Task objective:
Transcribe the listing verbatim. Do not carry over any pictures.

Material provided:
* * * * * * * * *

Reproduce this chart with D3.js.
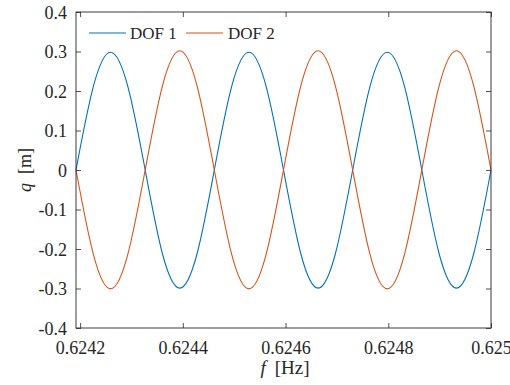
<!DOCTYPE html>
<html>
<head>
<meta charset="utf-8">
<script src="https://cdn.jsdelivr.net/npm/d3@7"></script>
<style>
  html, body { margin: 0; padding: 0; background: #fff; }
  svg { display: block; }
  svg text { font-family: "Liberation Serif", "Tinos", "Times New Roman", "DejaVu Serif", serif !important; fill: #262626; }
</style>
</head>
<body>
<svg id="chart" width="510" height="385"></svg>
<script>
// Frequency samples [Hz]
const freq = [
  0.6241920, 0.6242257, 0.6242593, 0.6242930, 0.6243267, 0.6243603, 0.6243940,
  0.6244277, 0.6244613, 0.6244950, 0.6245287, 0.6245623, 0.6245960, 0.6246297,
  0.6246633, 0.6246970, 0.6247307, 0.6247643, 0.6247980, 0.6248317, 0.6248653,
  0.6248990, 0.6249327, 0.6249663, 0.6250000
];
// Displacement of each degree of freedom [m]
const dof1 = [
  0.000, 0.211, 0.298, 0.211, 0.000, -0.212, -0.299, -0.212,
  0.000, 0.211, 0.298, 0.211, 0.000, -0.212, -0.299, -0.212,
  0.000, 0.211, 0.298, 0.211, 0.000, -0.212, -0.299, -0.212, 0.000
];
const dof2 = [
  0.000, -0.213, -0.301, -0.213, 0.000, 0.213, 0.302, 0.213,
  0.000, -0.213, -0.301, -0.213, 0.000, 0.213, 0.302, 0.213,
  0.000, -0.213, -0.301, -0.213, 0.000, 0.213, 0.302, 0.213, 0.000
];
const seriesNames = ["DOF 1", "DOF 2"];
const seriesColors = ["#0072BD", "#D95319"];
const xTicks = [0.6242, 0.6244, 0.6246, 0.6248, 0.625];
const xTickLabels = ["0.6242", "0.6244", "0.6246", "0.6248", "0.625"];
const yTicks = [-0.4, -0.3, -0.2, -0.1, 0, 0.1, 0.2, 0.3, 0.4];
const yTickLabels = ["-0.4", "-0.3", "-0.2", "-0.1", "0", "0.1", "0.2", "0.3", "0.4"];

const svg = d3.select("#chart");
const L = 76, R = 491, T = 12, B = 328;
const axisColor = "#262626";
const serif = '"Liberation Serif", "Tinos", "Times New Roman", serif';

const x = d3.scaleLinear().domain([0.624192, 0.625]).range([L, R]);
const y = d3.scaleLinear().domain([-0.4, 0.4]).range([B, T]);

// Axes on all four sides with inward ticks
const gx = svg.append("g").attr("transform", `translate(0,${B})`)
  .call(d3.axisBottom(x).tickValues(xTicks).tickSizeInner(-5).tickSizeOuter(0).tickPadding(13)
    .tickFormat((d, i) => xTickLabels[i]));
const gxt = svg.append("g").attr("transform", `translate(0,${T})`)
  .call(d3.axisTop(x).tickValues(xTicks).tickSizeInner(-5).tickSizeOuter(0).tickFormat(""));
const gy = svg.append("g").attr("transform", `translate(${L},0)`)
  .call(d3.axisLeft(y).tickValues(yTicks).tickSizeInner(-5).tickSizeOuter(0).tickPadding(9)
    .tickFormat((d, i) => yTickLabels[i]));
const gyr = svg.append("g").attr("transform", `translate(${R},0)`)
  .call(d3.axisRight(y).tickValues(yTicks).tickSizeInner(-5).tickSizeOuter(0).tickFormat(""));

[gx, gxt, gy, gyr].forEach(g => {
  g.attr("font-family", serif).attr("font-size", 18);
  g.select(".domain").remove();
  g.selectAll(".tick line").attr("stroke", axisColor).attr("stroke-width", 0.8);
  g.selectAll(".tick text").attr("fill", axisColor);
});
gy.selectAll(".tick text").attr("dy", "0.35em");

// Data lines
const line = d3.line().x((d, i) => x(freq[i])).y(d => y(d)).curve(d3.curveNatural);
[dof1, dof2].forEach((s, k) => {
  svg.append("path").datum(s).attr("d", line)
    .attr("fill", "none").attr("stroke", seriesColors[k]).attr("stroke-width", 1.1);
});

// Frame
svg.append("rect").attr("x", L).attr("y", T).attr("width", R - L).attr("height", B - T)
  .attr("fill", "none").attr("stroke", axisColor).attr("stroke-width", 0.9);

// Legend
const legendItems = [{x: 89, tx: 130}, {x: 186, tx: 228}];
legendItems.forEach((p, k) => {
  svg.append("line").attr("x1", p.x).attr("x2", p.x + 37).attr("y1", 33).attr("y2", 33)
    .attr("stroke", seriesColors[k]).attr("stroke-width", 1.1);
  svg.append("text").attr("x", p.tx).attr("y", 39).attr("font-size", 17).text(seriesNames[k]);
});

// Axis labels
const xl = svg.append("text").attr("x", 285).attr("y", 374).attr("text-anchor", "middle").attr("font-size", 19);
xl.append("tspan").attr("font-style", "italic").text("f");
xl.append("tspan").attr("dx", 9).text("[Hz]");

const yl = svg.append("text").attr("transform", "translate(31,170) rotate(-90)")
  .attr("text-anchor", "middle").attr("font-size", 18);
yl.append("tspan").attr("font-style", "italic").text("q");
yl.append("tspan").attr("dx", 9).text("[m]");
</script>
</body>
</html>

* * * * * * * * *

Reply:
Reproduce this chart with D3.js.
<!DOCTYPE html>
<html>
<head>
<meta charset="utf-8">
<script src="https://cdn.jsdelivr.net/npm/d3@7"></script>
<style>
  html, body { margin: 0; padding: 0; background: #fff; }
  svg { display: block; }
  svg text { font-family: "Liberation Serif", "Tinos", "Times New Roman", "DejaVu Serif", serif !important; fill: #262626; }
</style>
</head>
<body>
<svg id="chart" width="510" height="385"></svg>
<script>
// Frequency samples [Hz]
const freq = [
  0.6241920, 0.6242257, 0.6242593, 0.6242930, 0.6243267, 0.6243603, 0.6243940,
  0.6244277, 0.6244613, 0.6244950, 0.6245287, 0.6245623, 0.6245960, 0.6246297,
  0.6246633, 0.6246970, 0.6247307, 0.6247643, 0.6247980, 0.6248317, 0.6248653,
  0.6248990, 0.6249327, 0.6249663, 0.6250000
];
// Displacement of each degree of freedom [m]
const dof1 = [
  0.000, 0.211, 0.298, 0.211, 0.000, -0.212, -0.299, -0.212,
  0.000, 0.211, 0.298, 0.211, 0.000, -0.212, -0.299, -0.212,
  0.000, 0.211, 0.298, 0.211, 0.000, -0.212, -0.299, -0.212, 0.000
];
const dof2 = [
  0.000, -0.213, -0.301, -0.213, 0.000, 0.213, 0.302, 0.213,
  0.000, -0.213, -0.301, -0.213, 0.000, 0.213, 0.302, 0.213,
  0.000, -0.213, -0.301, -0.213, 0.000, 0.213, 0.302, 0.213, 0.000
];
const seriesNames = ["DOF 1", "DOF 2"];
const seriesColors = ["#0072BD", "#D95319"];
const xTicks = [0.6242, 0.6244, 0.6246, 0.6248, 0.625];
const xTickLabels = ["0.6242", "0.6244", "0.6246", "0.6248", "0.625"];
const yTicks = [-0.4, -0.3, -0.2, -0.1, 0, 0.1, 0.2, 0.3, 0.4];
const yTickLabels = ["-0.4", "-0.3", "-0.2", "-0.1", "0", "0.1", "0.2", "0.3", "0.4"];

const svg = d3.select("#chart");
const L = 76, R = 491, T = 12, B = 328;
const axisColor = "#262626";
const serif = '"Liberation Serif", "Tinos", "Times New Roman", serif';

const x = d3.scaleLinear().domain([0.624192, 0.625]).range([L, R]);
const y = d3.scaleLinear().domain([-0.4, 0.4]).range([B, T]);

// Axes on all four sides with inward ticks
const gx = svg.append("g").attr("transform", `translate(0,${B})`)
  .call(d3.axisBottom(x).tickValues(xTicks).tickSizeInner(-5).tickSizeOuter(0).tickPadding(13)
    .tickFormat((d, i) => xTickLabels[i]));
const gxt = svg.append("g").attr("transform", `translate(0,${T})`)
  .call(d3.axisTop(x).tickValues(xTicks).tickSizeInner(-5).tickSizeOuter(0).tickFormat(""));
const gy = svg.append("g").attr("transform", `translate(${L},0)`)
  .call(d3.axisLeft(y).tickValues(yTicks).tickSizeInner(-5).tickSizeOuter(0).tickPadding(9)
    .tickFormat((d, i) => yTickLabels[i]));
const gyr = svg.append("g").attr("transform", `translate(${R},0)`)
  .call(d3.axisRight(y).tickValues(yTicks).tickSizeInner(-5).tickSizeOuter(0).tickFormat(""));

[gx, gxt, gy, gyr].forEach(g => {
  g.attr("font-family", serif).attr("font-size", 18);
  g.select(".domain").remove();
  g.selectAll(".tick line").attr("stroke", axisColor).attr("stroke-width", 0.8);
  g.selectAll(".tick text").attr("fill", axisColor);
});
gy.selectAll(".tick text").attr("dy", "0.35em");

// Data lines
const line = d3.line().x((d, i) => x(freq[i])).y(d => y(d)).curve(d3.curveNatural);
[dof1, dof2].forEach((s, k) => {
  svg.append("path").datum(s).attr("d", line)
    .attr("fill", "none").attr("stroke", seriesColors[k]).attr("stroke-width", 1.1);
});

// Frame
svg.append("rect").attr("x", L).attr("y", T).attr("width", R - L).attr("height", B - T)
  .attr("fill", "none").attr("stroke", axisColor).attr("stroke-width", 0.9);

// Legend
const legendItems = [{x: 89, tx: 130}, {x: 186, tx: 228}];
legendItems.forEach((p, k) => {
  svg.append("line").attr("x1", p.x).attr("x2", p.x + 37).attr("y1", 33).attr("y2", 33)
    .attr("stroke", seriesColors[k]).attr("stroke-width", 1.1);
  svg.append("text").attr("x", p.tx).attr("y", 39).attr("font-size", 17).text(seriesNames[k]);
});

// Axis labels
const xl = svg.append("text").attr("x", 285).attr("y", 374).attr("text-anchor", "middle").attr("font-size", 19);
xl.append("tspan").attr("font-style", "italic").text("f");
xl.append("tspan").attr("dx", 9).text("[Hz]");

const yl = svg.append("text").attr("transform", "translate(31,170) rotate(-90)")
  .attr("text-anchor", "middle").attr("font-size", 18);
yl.append("tspan").attr("font-style", "italic").text("q");
yl.append("tspan").attr("dx", 9).text("[m]");
</script>
</body>
</html>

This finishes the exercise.